[Source code of charts]
***
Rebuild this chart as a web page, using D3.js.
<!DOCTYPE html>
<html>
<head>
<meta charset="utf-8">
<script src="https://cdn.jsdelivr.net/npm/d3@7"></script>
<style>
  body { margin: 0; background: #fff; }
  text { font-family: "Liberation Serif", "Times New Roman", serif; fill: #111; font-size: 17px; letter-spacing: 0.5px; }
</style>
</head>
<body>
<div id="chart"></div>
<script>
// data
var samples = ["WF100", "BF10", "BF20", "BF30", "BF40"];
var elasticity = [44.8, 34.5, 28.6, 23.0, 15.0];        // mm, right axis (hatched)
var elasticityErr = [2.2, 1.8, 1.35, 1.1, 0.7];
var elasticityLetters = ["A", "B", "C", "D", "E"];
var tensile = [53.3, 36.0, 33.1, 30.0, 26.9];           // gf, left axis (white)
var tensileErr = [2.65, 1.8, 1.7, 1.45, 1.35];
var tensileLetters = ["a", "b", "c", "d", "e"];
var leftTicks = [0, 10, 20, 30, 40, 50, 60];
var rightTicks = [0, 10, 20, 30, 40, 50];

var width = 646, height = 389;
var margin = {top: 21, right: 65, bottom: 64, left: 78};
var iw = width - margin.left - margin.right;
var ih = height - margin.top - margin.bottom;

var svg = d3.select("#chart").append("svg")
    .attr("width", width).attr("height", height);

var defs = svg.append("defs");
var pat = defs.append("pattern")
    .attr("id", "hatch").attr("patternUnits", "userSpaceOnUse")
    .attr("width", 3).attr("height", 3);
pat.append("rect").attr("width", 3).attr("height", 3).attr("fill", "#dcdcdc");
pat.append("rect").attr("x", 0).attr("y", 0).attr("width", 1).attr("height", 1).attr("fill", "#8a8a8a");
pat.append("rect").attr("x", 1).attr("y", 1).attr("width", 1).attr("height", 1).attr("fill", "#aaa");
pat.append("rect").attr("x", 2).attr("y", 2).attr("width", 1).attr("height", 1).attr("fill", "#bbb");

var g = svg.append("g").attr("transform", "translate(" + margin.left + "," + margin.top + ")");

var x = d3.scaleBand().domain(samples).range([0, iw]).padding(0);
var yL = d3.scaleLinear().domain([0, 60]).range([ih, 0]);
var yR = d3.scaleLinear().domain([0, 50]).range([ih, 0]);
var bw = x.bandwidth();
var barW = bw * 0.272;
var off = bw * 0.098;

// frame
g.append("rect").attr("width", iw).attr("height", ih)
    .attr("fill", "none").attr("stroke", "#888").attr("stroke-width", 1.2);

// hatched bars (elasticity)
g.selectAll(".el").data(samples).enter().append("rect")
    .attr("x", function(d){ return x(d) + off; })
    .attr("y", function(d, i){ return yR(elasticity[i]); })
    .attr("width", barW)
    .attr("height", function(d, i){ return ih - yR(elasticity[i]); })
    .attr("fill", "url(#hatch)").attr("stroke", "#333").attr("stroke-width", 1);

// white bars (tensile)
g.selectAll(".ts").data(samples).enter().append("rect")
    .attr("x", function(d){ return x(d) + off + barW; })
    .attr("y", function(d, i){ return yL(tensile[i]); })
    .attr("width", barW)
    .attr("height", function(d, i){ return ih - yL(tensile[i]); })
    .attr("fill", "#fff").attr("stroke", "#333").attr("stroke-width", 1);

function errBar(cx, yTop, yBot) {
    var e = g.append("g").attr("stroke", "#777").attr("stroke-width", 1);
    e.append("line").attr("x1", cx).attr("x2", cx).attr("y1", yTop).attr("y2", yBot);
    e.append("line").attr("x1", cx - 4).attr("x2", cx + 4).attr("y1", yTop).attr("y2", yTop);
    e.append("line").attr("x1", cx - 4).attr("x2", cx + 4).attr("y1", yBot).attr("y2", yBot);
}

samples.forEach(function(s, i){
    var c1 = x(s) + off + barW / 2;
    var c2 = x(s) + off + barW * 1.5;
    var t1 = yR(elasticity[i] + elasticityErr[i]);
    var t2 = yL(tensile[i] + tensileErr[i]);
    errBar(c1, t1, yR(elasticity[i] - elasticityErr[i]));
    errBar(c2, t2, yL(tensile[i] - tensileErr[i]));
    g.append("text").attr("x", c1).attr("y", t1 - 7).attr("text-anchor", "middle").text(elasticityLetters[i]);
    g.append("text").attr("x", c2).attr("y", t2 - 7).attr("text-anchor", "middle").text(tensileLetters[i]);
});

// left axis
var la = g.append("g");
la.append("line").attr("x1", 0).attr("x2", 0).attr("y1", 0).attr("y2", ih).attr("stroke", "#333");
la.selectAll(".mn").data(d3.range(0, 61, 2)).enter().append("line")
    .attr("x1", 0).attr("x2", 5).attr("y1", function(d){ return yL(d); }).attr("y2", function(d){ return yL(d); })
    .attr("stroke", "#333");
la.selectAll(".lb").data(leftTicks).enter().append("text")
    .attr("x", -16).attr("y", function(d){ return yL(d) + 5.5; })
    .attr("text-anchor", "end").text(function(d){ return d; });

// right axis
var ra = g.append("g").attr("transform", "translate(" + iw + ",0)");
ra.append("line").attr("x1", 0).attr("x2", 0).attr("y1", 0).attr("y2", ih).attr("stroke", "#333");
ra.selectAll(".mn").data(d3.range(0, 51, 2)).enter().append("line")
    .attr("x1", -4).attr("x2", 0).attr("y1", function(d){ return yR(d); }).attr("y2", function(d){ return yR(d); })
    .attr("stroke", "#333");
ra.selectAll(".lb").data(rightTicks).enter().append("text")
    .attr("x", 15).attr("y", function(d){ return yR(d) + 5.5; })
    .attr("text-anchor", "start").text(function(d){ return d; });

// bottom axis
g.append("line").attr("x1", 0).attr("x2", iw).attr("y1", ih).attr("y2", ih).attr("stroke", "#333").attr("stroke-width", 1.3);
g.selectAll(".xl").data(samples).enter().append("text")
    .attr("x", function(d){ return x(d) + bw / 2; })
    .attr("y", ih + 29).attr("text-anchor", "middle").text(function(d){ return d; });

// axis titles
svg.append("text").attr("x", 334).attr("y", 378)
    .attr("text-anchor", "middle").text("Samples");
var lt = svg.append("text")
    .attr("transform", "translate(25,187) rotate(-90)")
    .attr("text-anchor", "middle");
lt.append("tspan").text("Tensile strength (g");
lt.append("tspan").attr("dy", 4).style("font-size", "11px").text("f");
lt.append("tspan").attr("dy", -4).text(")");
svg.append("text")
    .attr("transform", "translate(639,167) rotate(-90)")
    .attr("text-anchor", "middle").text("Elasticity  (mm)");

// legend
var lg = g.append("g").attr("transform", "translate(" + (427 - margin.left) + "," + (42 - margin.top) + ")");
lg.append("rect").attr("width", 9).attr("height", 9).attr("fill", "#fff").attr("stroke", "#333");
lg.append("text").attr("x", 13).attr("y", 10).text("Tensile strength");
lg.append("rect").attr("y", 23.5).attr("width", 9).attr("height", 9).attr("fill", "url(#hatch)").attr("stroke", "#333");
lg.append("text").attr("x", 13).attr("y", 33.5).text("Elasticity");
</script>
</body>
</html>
***
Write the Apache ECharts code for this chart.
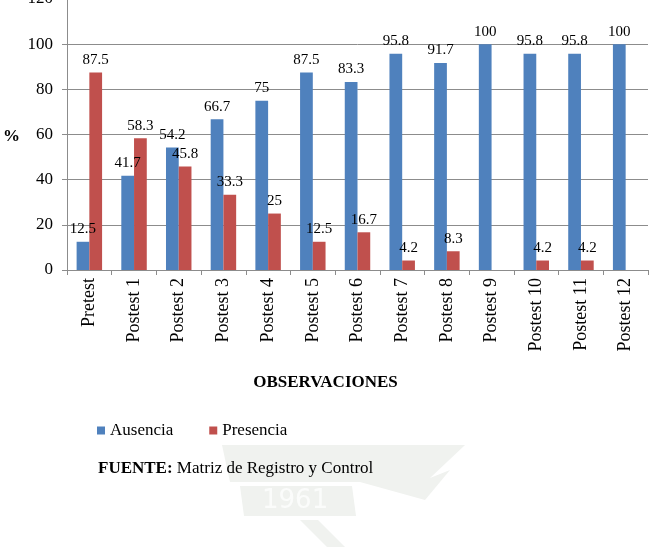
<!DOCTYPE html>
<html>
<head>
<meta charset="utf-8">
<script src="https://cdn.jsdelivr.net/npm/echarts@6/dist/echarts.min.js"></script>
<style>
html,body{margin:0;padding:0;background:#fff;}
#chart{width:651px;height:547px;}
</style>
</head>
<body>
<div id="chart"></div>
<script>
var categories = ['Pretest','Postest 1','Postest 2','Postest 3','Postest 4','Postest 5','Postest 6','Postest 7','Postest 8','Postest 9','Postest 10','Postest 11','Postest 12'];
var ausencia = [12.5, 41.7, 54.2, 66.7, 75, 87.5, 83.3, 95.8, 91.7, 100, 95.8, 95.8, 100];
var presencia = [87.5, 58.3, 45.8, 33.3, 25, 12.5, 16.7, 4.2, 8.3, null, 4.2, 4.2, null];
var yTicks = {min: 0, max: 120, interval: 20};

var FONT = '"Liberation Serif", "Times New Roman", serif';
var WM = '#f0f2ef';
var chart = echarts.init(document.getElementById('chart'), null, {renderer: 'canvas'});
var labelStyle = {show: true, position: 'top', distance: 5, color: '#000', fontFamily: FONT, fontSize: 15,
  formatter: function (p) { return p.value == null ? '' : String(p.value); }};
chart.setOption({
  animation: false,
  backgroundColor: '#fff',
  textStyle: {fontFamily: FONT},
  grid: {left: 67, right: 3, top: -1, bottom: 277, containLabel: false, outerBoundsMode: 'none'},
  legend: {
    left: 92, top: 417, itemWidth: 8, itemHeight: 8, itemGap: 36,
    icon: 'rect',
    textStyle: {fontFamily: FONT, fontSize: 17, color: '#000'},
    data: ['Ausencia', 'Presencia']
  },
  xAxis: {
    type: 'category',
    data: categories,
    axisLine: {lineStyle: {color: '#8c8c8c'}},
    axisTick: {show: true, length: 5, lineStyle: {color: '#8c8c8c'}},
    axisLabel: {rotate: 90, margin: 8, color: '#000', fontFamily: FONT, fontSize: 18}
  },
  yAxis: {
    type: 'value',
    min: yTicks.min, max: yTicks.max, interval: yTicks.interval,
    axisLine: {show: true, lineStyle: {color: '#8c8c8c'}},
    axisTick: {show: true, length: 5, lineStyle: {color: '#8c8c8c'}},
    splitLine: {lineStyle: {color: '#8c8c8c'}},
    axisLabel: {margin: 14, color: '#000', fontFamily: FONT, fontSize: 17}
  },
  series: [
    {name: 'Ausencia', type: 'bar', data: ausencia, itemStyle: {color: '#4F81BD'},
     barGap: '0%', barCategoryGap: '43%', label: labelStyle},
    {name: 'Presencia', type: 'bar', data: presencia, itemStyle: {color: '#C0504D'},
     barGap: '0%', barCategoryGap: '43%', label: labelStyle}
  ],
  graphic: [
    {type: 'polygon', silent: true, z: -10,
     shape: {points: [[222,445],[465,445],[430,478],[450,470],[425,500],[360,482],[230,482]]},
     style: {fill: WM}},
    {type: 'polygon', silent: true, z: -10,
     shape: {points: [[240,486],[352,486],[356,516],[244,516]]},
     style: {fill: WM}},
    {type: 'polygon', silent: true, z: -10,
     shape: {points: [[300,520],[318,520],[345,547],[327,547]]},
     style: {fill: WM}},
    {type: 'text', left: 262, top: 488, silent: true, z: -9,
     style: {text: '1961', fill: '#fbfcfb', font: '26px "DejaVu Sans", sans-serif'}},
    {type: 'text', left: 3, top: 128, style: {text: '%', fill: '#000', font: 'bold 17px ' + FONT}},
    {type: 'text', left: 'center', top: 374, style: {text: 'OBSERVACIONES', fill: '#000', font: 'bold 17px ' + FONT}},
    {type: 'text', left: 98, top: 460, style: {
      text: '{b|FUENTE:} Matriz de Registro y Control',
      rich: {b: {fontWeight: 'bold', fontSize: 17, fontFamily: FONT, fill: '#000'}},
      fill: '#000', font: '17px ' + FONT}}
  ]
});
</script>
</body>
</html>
***
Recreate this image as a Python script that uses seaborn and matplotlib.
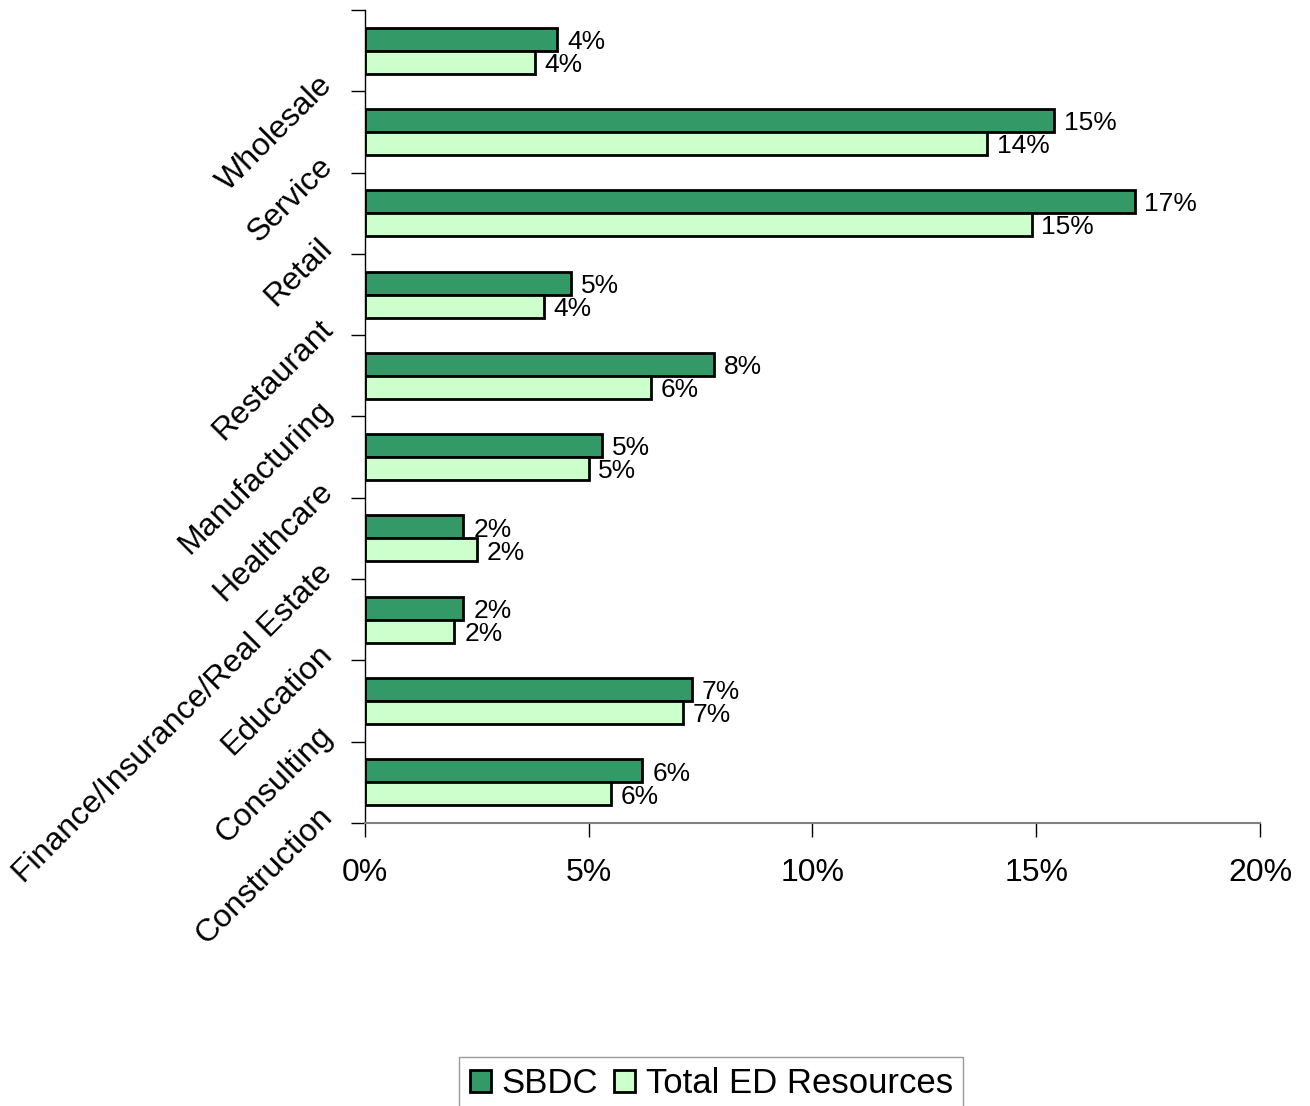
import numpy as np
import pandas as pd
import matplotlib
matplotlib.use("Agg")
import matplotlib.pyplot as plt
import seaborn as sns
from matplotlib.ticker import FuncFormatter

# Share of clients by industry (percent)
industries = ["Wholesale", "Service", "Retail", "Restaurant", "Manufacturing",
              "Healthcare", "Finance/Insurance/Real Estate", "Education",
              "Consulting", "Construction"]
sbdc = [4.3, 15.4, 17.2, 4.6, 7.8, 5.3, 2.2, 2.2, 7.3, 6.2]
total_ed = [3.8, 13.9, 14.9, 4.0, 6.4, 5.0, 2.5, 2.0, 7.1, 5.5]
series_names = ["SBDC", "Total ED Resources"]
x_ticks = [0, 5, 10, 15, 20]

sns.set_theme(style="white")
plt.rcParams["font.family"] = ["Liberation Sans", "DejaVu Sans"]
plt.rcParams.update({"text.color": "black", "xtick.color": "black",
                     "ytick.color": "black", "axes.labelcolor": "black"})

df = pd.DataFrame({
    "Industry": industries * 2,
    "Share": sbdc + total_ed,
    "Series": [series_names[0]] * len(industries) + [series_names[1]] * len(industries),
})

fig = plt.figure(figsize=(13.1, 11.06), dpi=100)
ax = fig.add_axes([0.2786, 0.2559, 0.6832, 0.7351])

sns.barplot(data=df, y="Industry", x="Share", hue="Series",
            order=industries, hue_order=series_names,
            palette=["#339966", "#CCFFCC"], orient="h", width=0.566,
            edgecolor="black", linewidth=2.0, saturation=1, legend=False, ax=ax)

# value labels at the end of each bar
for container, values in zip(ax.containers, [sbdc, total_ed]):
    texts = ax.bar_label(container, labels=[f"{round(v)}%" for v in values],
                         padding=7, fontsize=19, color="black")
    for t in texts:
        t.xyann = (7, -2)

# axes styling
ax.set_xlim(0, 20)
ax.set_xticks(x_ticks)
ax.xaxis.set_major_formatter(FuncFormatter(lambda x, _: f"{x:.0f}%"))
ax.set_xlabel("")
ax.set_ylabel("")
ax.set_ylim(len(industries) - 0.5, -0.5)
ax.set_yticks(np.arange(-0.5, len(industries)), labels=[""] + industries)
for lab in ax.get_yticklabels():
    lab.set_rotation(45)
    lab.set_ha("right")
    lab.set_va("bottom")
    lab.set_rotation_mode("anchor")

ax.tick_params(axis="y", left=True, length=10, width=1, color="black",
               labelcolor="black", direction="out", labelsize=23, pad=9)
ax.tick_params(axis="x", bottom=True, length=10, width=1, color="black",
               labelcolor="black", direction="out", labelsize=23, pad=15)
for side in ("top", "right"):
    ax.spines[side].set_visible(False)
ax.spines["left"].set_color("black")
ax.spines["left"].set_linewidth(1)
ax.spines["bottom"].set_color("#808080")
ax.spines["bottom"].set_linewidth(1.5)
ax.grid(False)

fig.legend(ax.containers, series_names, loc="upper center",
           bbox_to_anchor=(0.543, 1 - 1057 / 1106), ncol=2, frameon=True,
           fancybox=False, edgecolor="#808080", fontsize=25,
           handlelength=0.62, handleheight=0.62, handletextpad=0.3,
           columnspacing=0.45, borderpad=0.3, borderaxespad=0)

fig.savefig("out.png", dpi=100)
***
**Your task**
Pick out the part that begins with the line containing "Recreate this image" and finishes with the line containing "t.xyann = (7, -2)", both included. Restate it exactly, without images.

**Task result**
Recreate this image as a Python script that uses seaborn and matplotlib.
import numpy as np
import pandas as pd
import matplotlib
matplotlib.use("Agg")
import matplotlib.pyplot as plt
import seaborn as sns
from matplotlib.ticker import FuncFormatter

# Share of clients by industry (percent)
industries = ["Wholesale", "Service", "Retail", "Restaurant", "Manufacturing",
              "Healthcare", "Finance/Insurance/Real Estate", "Education",
              "Consulting", "Construction"]
sbdc = [4.3, 15.4, 17.2, 4.6, 7.8, 5.3, 2.2, 2.2, 7.3, 6.2]
total_ed = [3.8, 13.9, 14.9, 4.0, 6.4, 5.0, 2.5, 2.0, 7.1, 5.5]
series_names = ["SBDC", "Total ED Resources"]
x_ticks = [0, 5, 10, 15, 20]

sns.set_theme(style="white")
plt.rcParams["font.family"] = ["Liberation Sans", "DejaVu Sans"]
plt.rcParams.update({"text.color": "black", "xtick.color": "black",
                     "ytick.color": "black", "axes.labelcolor": "black"})

df = pd.DataFrame({
    "Industry": industries * 2,
    "Share": sbdc + total_ed,
    "Series": [series_names[0]] * len(industries) + [series_names[1]] * len(industries),
})

fig = plt.figure(figsize=(13.1, 11.06), dpi=100)
ax = fig.add_axes([0.2786, 0.2559, 0.6832, 0.7351])

sns.barplot(data=df, y="Industry", x="Share", hue="Series",
            order=industries, hue_order=series_names,
            palette=["#339966", "#CCFFCC"], orient="h", width=0.566,
            edgecolor="black", linewidth=2.0, saturation=1, legend=False, ax=ax)

# value labels at the end of each bar
for container, values in zip(ax.containers, [sbdc, total_ed]):
    texts = ax.bar_label(container, labels=[f"{round(v)}%" for v in values],
                         padding=7, fontsize=19, color="black")
    for t in texts:
        t.xyann = (7, -2)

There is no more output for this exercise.